[GIVEN REQUEST]: Select the lines that hold the word "React" and copy each one.

## Start

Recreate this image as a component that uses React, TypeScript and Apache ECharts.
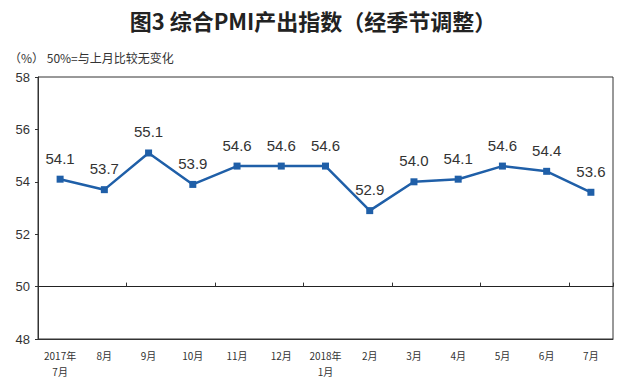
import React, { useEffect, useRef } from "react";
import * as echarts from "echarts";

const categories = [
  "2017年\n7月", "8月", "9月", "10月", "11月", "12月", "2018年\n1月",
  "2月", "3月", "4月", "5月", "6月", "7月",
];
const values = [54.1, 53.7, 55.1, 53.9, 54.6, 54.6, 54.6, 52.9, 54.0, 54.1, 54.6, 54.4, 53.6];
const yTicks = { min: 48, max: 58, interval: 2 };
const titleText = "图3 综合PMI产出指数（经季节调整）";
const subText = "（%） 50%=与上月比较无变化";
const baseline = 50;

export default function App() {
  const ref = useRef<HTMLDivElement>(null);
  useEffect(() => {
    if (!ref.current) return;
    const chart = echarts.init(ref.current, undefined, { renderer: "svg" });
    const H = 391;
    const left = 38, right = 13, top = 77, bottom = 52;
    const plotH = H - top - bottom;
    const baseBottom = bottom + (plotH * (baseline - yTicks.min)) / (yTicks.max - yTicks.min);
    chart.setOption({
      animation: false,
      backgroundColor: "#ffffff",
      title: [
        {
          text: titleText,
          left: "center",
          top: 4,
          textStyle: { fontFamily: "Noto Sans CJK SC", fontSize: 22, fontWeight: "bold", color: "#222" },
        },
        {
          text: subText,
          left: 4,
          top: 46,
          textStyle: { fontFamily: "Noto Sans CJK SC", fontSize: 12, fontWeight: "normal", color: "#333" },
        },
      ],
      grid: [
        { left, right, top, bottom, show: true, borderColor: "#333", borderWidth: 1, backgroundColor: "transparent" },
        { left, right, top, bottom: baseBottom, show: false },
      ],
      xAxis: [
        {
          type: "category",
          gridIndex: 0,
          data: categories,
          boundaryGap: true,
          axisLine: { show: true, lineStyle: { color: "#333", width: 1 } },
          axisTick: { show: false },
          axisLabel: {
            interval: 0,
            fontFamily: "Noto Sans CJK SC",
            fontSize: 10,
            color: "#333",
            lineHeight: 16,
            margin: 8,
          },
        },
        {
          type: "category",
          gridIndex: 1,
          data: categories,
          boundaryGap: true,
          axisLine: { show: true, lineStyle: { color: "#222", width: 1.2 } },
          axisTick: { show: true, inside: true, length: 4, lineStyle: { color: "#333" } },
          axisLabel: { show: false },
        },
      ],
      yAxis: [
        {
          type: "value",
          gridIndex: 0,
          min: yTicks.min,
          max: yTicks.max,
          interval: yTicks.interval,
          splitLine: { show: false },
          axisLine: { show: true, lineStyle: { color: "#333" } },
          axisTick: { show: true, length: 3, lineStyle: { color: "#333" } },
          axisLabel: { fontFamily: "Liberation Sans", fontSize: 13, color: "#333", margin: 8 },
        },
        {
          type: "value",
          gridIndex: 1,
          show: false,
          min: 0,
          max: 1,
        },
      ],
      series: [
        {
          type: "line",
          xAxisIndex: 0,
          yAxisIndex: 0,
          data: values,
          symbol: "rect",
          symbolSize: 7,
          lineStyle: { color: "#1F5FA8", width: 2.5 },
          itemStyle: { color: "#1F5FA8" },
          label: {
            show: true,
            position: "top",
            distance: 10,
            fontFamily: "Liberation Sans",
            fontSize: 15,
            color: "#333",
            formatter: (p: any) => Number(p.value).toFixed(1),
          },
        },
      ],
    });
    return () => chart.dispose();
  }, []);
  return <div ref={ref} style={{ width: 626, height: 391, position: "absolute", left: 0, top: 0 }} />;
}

## End

[EXERCISE RESULT]:
Recreate this image as a component that uses React, TypeScript and Apache ECharts.
import React, { useEffect, useRef } from "react";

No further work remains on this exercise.